*STATED TASK:* For the copy, please give all of the data again exactly and leave the pictures out.

*COLLECTED DATA:*
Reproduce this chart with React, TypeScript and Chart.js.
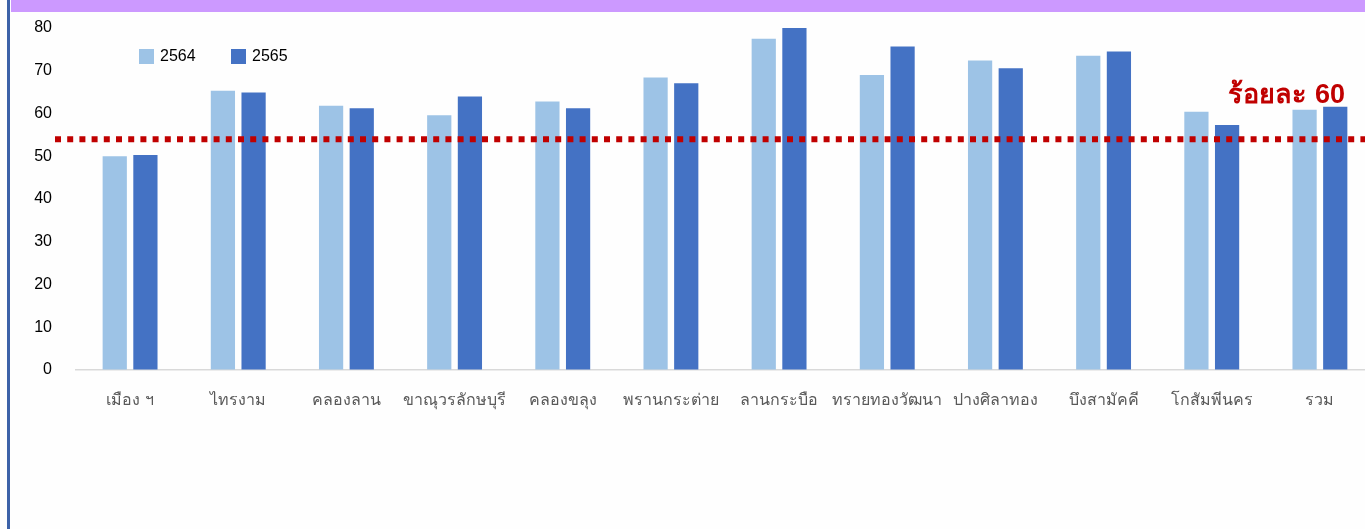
import React, { useEffect, useRef } from 'react';
import { Chart, registerables } from 'chart.js';

Chart.register(...registerables);

// Districts (last entry is the overall total)
const categories = [
  'เมือง ฯ',
  'ไทรงาม',
  'คลองลาน',
  'ขาณุวรลักษบุรี',
  'คลองขลุง',
  'พรานกระต่าย',
  'ลานกระบือ',
  'ทรายทองวัฒนา',
  'ปางศิลาทอง',
  'บึงสามัคคี',
  'โกสัมพีนคร',
  'รวม',
];

const seriesLabels = ['2564', '2565'];
const values2564 = [50.0, 65.3, 61.8, 59.6, 62.8, 68.4, 77.5, 69.0, 72.4, 73.5, 60.4, 60.9];
const values2565 = [50.3, 64.9, 61.2, 64.0, 61.2, 67.1, 80.2, 75.7, 70.6, 74.5, 57.3, 61.6];
const seriesColors = ['#9dc3e6', '#4472c4'];

const yTicks = [0, 10, 20, 30, 40, 50, 60, 70, 80];

// Reference line and its caption
const targetValue = 54;
const targetLabel = 'ร้อยละ 60';

const FONT = "Tahoma, 'Liberation Sans', 'Noto Sans', sans-serif";

const targetLinePlugin = {
  id: 'targetLine',
  afterDatasetsDraw(chart: any) {
    const { ctx } = chart;
    const y = chart.scales.y.getPixelForValue(targetValue);
    ctx.save();
    ctx.strokeStyle = '#c00000';
    ctx.lineWidth = 6;
    ctx.setLineDash([6, 6.2]);
    ctx.beginPath();
    ctx.moveTo(55, y);
    ctx.lineTo(chart.width, y);
    ctx.stroke();
    ctx.setLineDash([]);
    ctx.fillStyle = '#c00000';
    ctx.font = `bold 27px ${FONT}`;
    ctx.textAlign = 'right';
    ctx.textBaseline = 'alphabetic';
    ctx.fillText(targetLabel, 1345, y - 36);
    ctx.restore();
  },
};

const cornerLegendPlugin = {
  id: 'cornerLegend',
  afterDraw(chart: any) {
    const { ctx } = chart;
    ctx.save();
    ctx.font = `16px ${FONT}`;
    ctx.textAlign = 'left';
    ctx.textBaseline = 'middle';
    chart.data.datasets.forEach((ds: any, i: number) => {
      const x = 139 + i * 92;
      const y = 49;
      ctx.fillStyle = ds.backgroundColor;
      ctx.fillRect(x, y, 15, 15);
      ctx.fillStyle = '#000000';
      ctx.fillText(ds.label, x + 21, y + 8);
    });
    ctx.restore();
  },
};

function BarChart() {
  const canvasRef = useRef<HTMLCanvasElement | null>(null);

  useEffect(() => {
    if (!canvasRef.current) return;
    const chart = new Chart(canvasRef.current, {
      type: 'bar',
      data: {
        labels: categories,
        datasets: [
          {
            label: seriesLabels[0],
            data: values2564,
            backgroundColor: seriesColors[0],
            borderWidth: 0,
            categoryPercentage: 0.567,
            barPercentage: 0.79,
          },
          {
            label: seriesLabels[1],
            data: values2565,
            backgroundColor: seriesColors[1],
            borderWidth: 0,
            categoryPercentage: 0.567,
            barPercentage: 0.79,
          },
        ],
      },
      options: {
        animation: false,
        responsive: false,
        devicePixelRatio: 1,
        layout: { padding: { top: 28, left: 0, right: 0, bottom: 0 } },
        plugins: {
          legend: { display: false },
          tooltip: { enabled: false },
        },
        scales: {
          x: {
            grid: { display: false, drawTicks: false },
            border: { display: true, color: '#d9d9d9', width: 1.5 },
            ticks: {
              color: '#595959',
              font: { family: FONT, size: 16 },
              padding: 21,
              maxRotation: 0,
              autoSkip: false,
            },
            afterFit(scale: any) {
              scale.height = 159;
            },
          },
          y: {
            min: 0,
            max: 80,
            afterBuildTicks(scale: any) {
              scale.ticks = yTicks.map((v) => ({ value: v }));
            },
            // invisible tick marks keep the labels clear of the plot
            grid: {
              display: true,
              drawOnChartArea: false,
              drawTicks: true,
              tickLength: 24,
              color: 'transparent',
              tickColor: 'transparent',
            },
            border: { display: false },
            ticks: {
              color: '#000000',
              font: { family: FONT, size: 16 },
              padding: 0,
            },
            afterFit(scale: any) {
              scale.width = 76;
            },
          },
        },
      },
      plugins: [targetLinePlugin, cornerLegendPlugin],
    });
    return () => chart.destroy();
  }, []);

  return (
    <canvas
      ref={canvasRef}
      width={1374}
      height={529}
      style={{ position: 'absolute', left: 0, top: 0, width: 1374, height: 529 }}
    />
  );
}

export default function App() {
  return (
    <div
      style={{
        position: 'absolute',
        left: 0,
        top: 0,
        width: 1365,
        height: 529,
        overflow: 'hidden',
        background: '#fefefe',
      }}
    >
      <div style={{ position: 'absolute', left: 7, top: 0, width: 3, height: 529, background: '#3c62a8' }} />
      <div style={{ position: 'absolute', left: 11, top: 0, right: 0, height: 12, background: '#cc99ff' }} />
      <BarChart />
    </div>
  );
}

*ANSWER TO THE TASK:*
Reproduce this chart with React, TypeScript and Chart.js.
import React, { useEffect, useRef } from 'react';
import { Chart, registerables } from 'chart.js';

Chart.register(...registerables);

// Districts (last entry is the overall total)
const categories = [
  'เมือง ฯ',
  'ไทรงาม',
  'คลองลาน',
  'ขาณุวรลักษบุรี',
  'คลองขลุง',
  'พรานกระต่าย',
  'ลานกระบือ',
  'ทรายทองวัฒนา',
  'ปางศิลาทอง',
  'บึงสามัคคี',
  'โกสัมพีนคร',
  'รวม',
];

const seriesLabels = ['2564', '2565'];
const values2564 = [50.0, 65.3, 61.8, 59.6, 62.8, 68.4, 77.5, 69.0, 72.4, 73.5, 60.4, 60.9];
const values2565 = [50.3, 64.9, 61.2, 64.0, 61.2, 67.1, 80.2, 75.7, 70.6, 74.5, 57.3, 61.6];
const seriesColors = ['#9dc3e6', '#4472c4'];

const yTicks = [0, 10, 20, 30, 40, 50, 60, 70, 80];

// Reference line and its caption
const targetValue = 54;
const targetLabel = 'ร้อยละ 60';

const FONT = "Tahoma, 'Liberation Sans', 'Noto Sans', sans-serif";

const targetLinePlugin = {
  id: 'targetLine',
  afterDatasetsDraw(chart: any) {
    const { ctx } = chart;
    const y = chart.scales.y.getPixelForValue(targetValue);
    ctx.save();
    ctx.strokeStyle = '#c00000';
    ctx.lineWidth = 6;
    ctx.setLineDash([6, 6.2]);
    ctx.beginPath();
    ctx.moveTo(55, y);
    ctx.lineTo(chart.width, y);
    ctx.stroke();
    ctx.setLineDash([]);
    ctx.fillStyle = '#c00000';
    ctx.font = `bold 27px ${FONT}`;
    ctx.textAlign = 'right';
    ctx.textBaseline = 'alphabetic';
    ctx.fillText(targetLabel, 1345, y - 36);
    ctx.restore();
  },
};

const cornerLegendPlugin = {
  id: 'cornerLegend',
  afterDraw(chart: any) {
    const { ctx } = chart;
    ctx.save();
    ctx.font = `16px ${FONT}`;
    ctx.textAlign = 'left';
    ctx.textBaseline = 'middle';
    chart.data.datasets.forEach((ds: any, i: number) => {
      const x = 139 + i * 92;
      const y = 49;
      ctx.fillStyle = ds.backgroundColor;
      ctx.fillRect(x, y, 15, 15);
      ctx.fillStyle = '#000000';
      ctx.fillText(ds.label, x + 21, y + 8);
    });
    ctx.restore();
  },
};

function BarChart() {
  const canvasRef = useRef<HTMLCanvasElement | null>(null);

  useEffect(() => {
    if (!canvasRef.current) return;
    const chart = new Chart(canvasRef.current, {
      type: 'bar',
      data: {
        labels: categories,
        datasets: [
          {
            label: seriesLabels[0],
            data: values2564,
            backgroundColor: seriesColors[0],
            borderWidth: 0,
            categoryPercentage: 0.567,
            barPercentage: 0.79,
          },
          {
            label: seriesLabels[1],
            data: values2565,
            backgroundColor: seriesColors[1],
            borderWidth: 0,
            categoryPercentage: 0.567,
            barPercentage: 0.79,
          },
        ],
      },
      options: {
        animation: false,
        responsive: false,
        devicePixelRatio: 1,
        layout: { padding: { top: 28, left: 0, right: 0, bottom: 0 } },
        plugins: {
          legend: { display: false },
          tooltip: { enabled: false },
        },
        scales: {
          x: {
            grid: { display: false, drawTicks: false },
            border: { display: true, color: '#d9d9d9', width: 1.5 },
            ticks: {
              color: '#595959',
              font: { family: FONT, size: 16 },
              padding: 21,
              maxRotation: 0,
              autoSkip: false,
            },
            afterFit(scale: any) {
              scale.height = 159;
            },
          },
          y: {
            min: 0,
            max: 80,
            afterBuildTicks(scale: any) {
              scale.ticks = yTicks.map((v) => ({ value: v }));
            },
            // invisible tick marks keep the labels clear of the plot
            grid: {
              display: true,
              drawOnChartArea: false,
              drawTicks: true,
              tickLength: 24,
              color: 'transparent',
              tickColor: 'transparent',
            },
            border: { display: false },
            ticks: {
              color: '#000000',
              font: { family: FONT, size: 16 },
              padding: 0,
            },
            afterFit(scale: any) {
              scale.width = 76;
            },
          },
        },
      },
      plugins: [targetLinePlugin, cornerLegendPlugin],
    });
    return () => chart.destroy();
  }, []);

  return (
    <canvas
      ref={canvasRef}
      width={1374}
      height={529}
      style={{ position: 'absolute', left: 0, top: 0, width: 1374, height: 529 }}
    />
  );
}

export default function App() {
  return (
    <div
      style={{
        position: 'absolute',
        left: 0,
        top: 0,
        width: 1365,
        height: 529,
        overflow: 'hidden',
        background: '#fefefe',
      }}
    >
      <div style={{ position: 'absolute', left: 7, top: 0, width: 3, height: 529, background: '#3c62a8' }} />
      <div style={{ position: 'absolute', left: 11, top: 0, right: 0, height: 12, background: '#cc99ff' }} />
      <BarChart />
    </div>
  );
}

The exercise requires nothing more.